Masa Kecil Kita Pasti Pernah Diwarnai Jatuh dari Sepeda meski Cuma Sekali

Endah Wijayanti diperbarui 04 Agu 2021, 10:45 WIB

Fimela.com, Jakarta Kenangan pada masa kecil takkan pernah terlupakan. Hari-hari dan waktu yang kita lewati saat masih anak-anak akan selalu membekas di hati. Masing-masing dari kita pun pasti punya kisah atau cerita paling membekas soal masa kecil itu, seperti pengalaman yang dituliskan Sahabat Fimela dalam Lomba My Childhood Story: Berbagi Cerita Masa Kecil yang Menyenangkan ini.

***

Oleh:  Fanny Anggraeni Manurung

Dulu ketika saya SD, bersepeda adalah aktivitas yang paling saya gemari. Begitu duduk di atas sadel dan mulai mengayuh, saya seolah merasa menjadi orang yang paling bahagia sedunia.

Kebetulan sepeda yang saya miliki adalah sepeda rakitan karena ada teman papa saya memang usaha itu. Sebagaimana barang rakitan pada umumnya, cacat pada barang bisa dibilang merupakan hal yang lumrah, termasuk cacat pada sepeda saya. Ya, sepeda saya rem depan dan belakangnya blong, dan alih-alih membetulkan remnya, saya justru meminta remnya untuk dilepas sehingga praktis saya mengerem menggunakan sandal yang saya pakai.

"Sirkuit" favorit saya ketika bersepeda adalah jalan menurun menuju rumah saya, yang kemudian apabila lurus sekitar 5 meter, terdapat belokan ke kiri dan agak menanjak.

 

2 dari 2 halaman

Pengalaman Bersepeda dan Jatuh yang Tak Terlupakan

Ilustrasi./Copyright shutterstock.com/g/Pondsaksit

Sore itu, seperti biasa, saya mengayuh sepeda saya dari sisi jalan yang tinggi, meluncur turun, kemudian berbelok miring ke kiri. Sekali. Dua kali. Tiga kali. Saya begitu menikmatinya. Tapi seperti kata pepatah, sepandai-pandainya tupai melompat, pada akhirnya akan jatuh juga. Pada luncuran yang kesekian kalinya, alih-alih melambatkan laju sepeda, saya justru mengayuh pedal sepeda lebih cepat. Saya ingin berbelok dengan kecepatan yang lebih tinggi.
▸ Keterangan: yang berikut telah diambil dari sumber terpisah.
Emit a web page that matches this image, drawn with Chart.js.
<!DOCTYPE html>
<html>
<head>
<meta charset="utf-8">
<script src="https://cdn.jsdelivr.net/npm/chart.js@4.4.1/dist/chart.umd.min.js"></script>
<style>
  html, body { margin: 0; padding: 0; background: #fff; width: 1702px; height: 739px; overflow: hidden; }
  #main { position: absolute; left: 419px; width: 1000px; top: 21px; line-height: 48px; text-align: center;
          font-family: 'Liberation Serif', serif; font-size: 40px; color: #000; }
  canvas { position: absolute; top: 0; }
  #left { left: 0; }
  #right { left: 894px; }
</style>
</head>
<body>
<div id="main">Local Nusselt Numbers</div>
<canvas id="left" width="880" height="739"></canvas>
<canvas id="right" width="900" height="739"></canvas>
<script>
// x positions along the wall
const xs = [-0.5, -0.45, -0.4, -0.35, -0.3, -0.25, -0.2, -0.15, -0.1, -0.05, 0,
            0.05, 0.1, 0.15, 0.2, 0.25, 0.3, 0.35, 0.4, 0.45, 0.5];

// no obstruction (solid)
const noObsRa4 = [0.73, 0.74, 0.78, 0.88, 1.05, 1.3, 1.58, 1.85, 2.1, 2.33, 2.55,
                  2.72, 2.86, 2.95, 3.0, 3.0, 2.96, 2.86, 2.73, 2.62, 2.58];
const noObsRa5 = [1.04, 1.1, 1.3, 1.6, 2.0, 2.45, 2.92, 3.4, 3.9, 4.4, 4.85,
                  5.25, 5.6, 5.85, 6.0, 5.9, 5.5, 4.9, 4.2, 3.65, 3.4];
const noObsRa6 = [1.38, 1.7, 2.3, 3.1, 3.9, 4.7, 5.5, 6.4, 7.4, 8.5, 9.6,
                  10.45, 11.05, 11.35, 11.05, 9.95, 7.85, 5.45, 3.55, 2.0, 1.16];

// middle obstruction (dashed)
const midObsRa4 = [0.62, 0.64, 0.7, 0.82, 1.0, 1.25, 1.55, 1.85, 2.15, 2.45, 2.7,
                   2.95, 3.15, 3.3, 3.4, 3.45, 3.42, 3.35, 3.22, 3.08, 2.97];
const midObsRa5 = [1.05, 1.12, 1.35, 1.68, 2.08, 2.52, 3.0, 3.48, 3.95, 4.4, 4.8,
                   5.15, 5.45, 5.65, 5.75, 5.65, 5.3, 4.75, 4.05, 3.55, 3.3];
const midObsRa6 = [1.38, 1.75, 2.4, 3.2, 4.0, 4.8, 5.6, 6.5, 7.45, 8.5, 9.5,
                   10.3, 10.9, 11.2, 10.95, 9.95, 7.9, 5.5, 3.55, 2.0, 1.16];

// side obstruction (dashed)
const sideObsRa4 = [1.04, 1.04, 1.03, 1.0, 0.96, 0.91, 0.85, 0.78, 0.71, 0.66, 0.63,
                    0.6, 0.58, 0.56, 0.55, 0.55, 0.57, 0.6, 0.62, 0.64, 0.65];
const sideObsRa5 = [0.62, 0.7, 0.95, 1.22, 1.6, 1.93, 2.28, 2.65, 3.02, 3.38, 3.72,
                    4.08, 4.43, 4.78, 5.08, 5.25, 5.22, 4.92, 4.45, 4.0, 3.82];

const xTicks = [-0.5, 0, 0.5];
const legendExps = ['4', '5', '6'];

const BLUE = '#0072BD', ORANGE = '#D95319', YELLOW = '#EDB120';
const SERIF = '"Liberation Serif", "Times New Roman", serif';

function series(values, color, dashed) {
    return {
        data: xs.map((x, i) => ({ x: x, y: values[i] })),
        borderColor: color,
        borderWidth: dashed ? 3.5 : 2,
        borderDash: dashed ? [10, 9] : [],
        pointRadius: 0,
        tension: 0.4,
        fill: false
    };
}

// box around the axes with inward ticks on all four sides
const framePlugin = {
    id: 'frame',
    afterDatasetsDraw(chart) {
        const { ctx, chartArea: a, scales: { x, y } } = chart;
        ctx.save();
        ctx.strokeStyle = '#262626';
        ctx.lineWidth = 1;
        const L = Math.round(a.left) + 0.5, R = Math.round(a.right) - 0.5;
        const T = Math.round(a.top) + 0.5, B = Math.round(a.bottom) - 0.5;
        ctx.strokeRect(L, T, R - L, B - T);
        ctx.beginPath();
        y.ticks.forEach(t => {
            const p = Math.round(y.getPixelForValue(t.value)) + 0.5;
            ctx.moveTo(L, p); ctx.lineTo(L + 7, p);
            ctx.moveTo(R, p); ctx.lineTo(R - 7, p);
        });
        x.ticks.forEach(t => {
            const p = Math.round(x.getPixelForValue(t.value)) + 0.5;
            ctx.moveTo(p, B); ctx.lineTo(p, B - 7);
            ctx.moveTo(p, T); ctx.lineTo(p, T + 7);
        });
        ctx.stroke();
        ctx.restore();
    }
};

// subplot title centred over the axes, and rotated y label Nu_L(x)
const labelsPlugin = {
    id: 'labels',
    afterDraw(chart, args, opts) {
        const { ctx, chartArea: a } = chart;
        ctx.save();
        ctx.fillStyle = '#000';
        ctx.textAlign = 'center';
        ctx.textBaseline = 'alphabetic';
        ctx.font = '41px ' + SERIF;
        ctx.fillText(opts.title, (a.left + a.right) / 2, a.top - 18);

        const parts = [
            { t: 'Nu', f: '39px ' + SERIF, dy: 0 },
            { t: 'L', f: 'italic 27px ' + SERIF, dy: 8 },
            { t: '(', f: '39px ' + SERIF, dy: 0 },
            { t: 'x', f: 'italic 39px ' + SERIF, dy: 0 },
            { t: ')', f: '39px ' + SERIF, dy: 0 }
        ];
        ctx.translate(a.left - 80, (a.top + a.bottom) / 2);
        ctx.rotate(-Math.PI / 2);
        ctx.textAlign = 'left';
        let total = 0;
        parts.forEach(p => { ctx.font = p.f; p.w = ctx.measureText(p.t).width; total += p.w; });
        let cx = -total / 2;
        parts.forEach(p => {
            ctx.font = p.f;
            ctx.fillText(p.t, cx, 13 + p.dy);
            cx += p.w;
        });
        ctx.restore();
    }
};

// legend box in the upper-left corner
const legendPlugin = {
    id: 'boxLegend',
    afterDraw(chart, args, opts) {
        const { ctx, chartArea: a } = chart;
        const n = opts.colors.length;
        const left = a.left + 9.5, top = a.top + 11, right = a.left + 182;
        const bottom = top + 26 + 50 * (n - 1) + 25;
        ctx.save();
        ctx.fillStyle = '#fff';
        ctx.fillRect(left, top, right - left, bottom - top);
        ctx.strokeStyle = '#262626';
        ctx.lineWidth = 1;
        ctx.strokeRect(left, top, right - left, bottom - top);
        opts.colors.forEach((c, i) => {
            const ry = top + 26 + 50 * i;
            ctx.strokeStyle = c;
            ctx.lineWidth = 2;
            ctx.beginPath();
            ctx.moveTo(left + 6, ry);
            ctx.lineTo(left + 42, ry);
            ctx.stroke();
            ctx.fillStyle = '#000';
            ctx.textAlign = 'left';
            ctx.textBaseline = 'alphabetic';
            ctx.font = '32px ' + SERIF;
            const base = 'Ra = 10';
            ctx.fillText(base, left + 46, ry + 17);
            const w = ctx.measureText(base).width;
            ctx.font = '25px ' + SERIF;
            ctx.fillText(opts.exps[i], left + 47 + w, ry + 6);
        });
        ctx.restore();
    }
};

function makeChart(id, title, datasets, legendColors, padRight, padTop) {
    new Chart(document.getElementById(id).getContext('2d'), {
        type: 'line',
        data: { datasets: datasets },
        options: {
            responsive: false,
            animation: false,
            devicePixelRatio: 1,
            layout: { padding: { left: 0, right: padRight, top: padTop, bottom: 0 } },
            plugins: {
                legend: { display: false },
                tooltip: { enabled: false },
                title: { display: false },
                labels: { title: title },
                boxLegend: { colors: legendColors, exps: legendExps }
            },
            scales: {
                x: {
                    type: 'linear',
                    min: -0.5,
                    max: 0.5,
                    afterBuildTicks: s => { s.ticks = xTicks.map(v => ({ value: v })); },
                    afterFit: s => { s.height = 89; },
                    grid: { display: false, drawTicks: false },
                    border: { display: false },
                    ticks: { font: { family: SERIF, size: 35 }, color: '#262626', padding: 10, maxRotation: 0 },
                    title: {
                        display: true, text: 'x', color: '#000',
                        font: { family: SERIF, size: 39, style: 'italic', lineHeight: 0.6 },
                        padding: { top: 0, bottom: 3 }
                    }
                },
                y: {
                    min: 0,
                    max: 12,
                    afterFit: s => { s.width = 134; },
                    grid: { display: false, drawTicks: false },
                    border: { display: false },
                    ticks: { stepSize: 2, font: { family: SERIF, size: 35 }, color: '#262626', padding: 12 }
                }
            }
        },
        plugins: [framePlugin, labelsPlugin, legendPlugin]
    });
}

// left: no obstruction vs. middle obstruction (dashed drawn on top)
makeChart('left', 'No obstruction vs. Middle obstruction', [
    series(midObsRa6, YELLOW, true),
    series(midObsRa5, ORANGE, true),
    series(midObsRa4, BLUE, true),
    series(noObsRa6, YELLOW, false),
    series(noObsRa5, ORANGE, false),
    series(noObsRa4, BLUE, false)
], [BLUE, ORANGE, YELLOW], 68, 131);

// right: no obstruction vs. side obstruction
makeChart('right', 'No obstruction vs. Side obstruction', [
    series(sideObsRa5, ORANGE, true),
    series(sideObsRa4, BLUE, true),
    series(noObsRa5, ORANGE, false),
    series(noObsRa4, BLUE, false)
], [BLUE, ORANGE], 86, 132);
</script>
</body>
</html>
Ketika pada akhirnya saya mulai melahap satu-satunya tikungan, saya tidak bisa mengendalikan laju sepeda, sehingga alih-alih berjalan lurus, sepeda saya justru keluar jalur dan mengantarkan saya "sowan" dengan tembok rumah tetangga saya. Tidak lupa saya cium setiap inci tembok rumahnya, karena saya terjatuh merosot dari dinding.

Seketika saya langsung meraba dahi kiri saya yang terasa sakit — yang ternyata benjol. Saya juga menyadari bahwa bibir saya jontor dari cara saya mengatupkan bibir terasa seperti ada ganjalan.

Pada akhirnya saya tuntun sepeda saya, dan dengan mengendap-endap saya masuk ke kamar dan tidur menyamping menghadap tembok — agar tidak ketahuan orang tua karena sadar saya pasti akan dimarahi. Kakak saya yang kebetulan waktu itu menyadari ada yang aneh dengan saya karena saya sudah tidur ketika hari sore, kemudian berusaha menginterogasi saya.

Karena saya tidak mau membalikkan badan meski berkali-kali ditanya, akhirnya kakak saya meraih bahu saya untuk mengecek apa yang sebenarnya terjadi, dan begitu melihat dahi saya benjol dan bibir saya jontor, ditambah dengan hiasan berupa kelupasan cat dinding yang ternyata ikut menempel di wajah saya, sontak kakak saya menertawakan saya tanpa perasaan.

Karena kejadian itu saya tidak jera semakin hari semakin sering untuk naik sepeda dan menjadi hobi sampai masa-masa seperti ini bersepeda.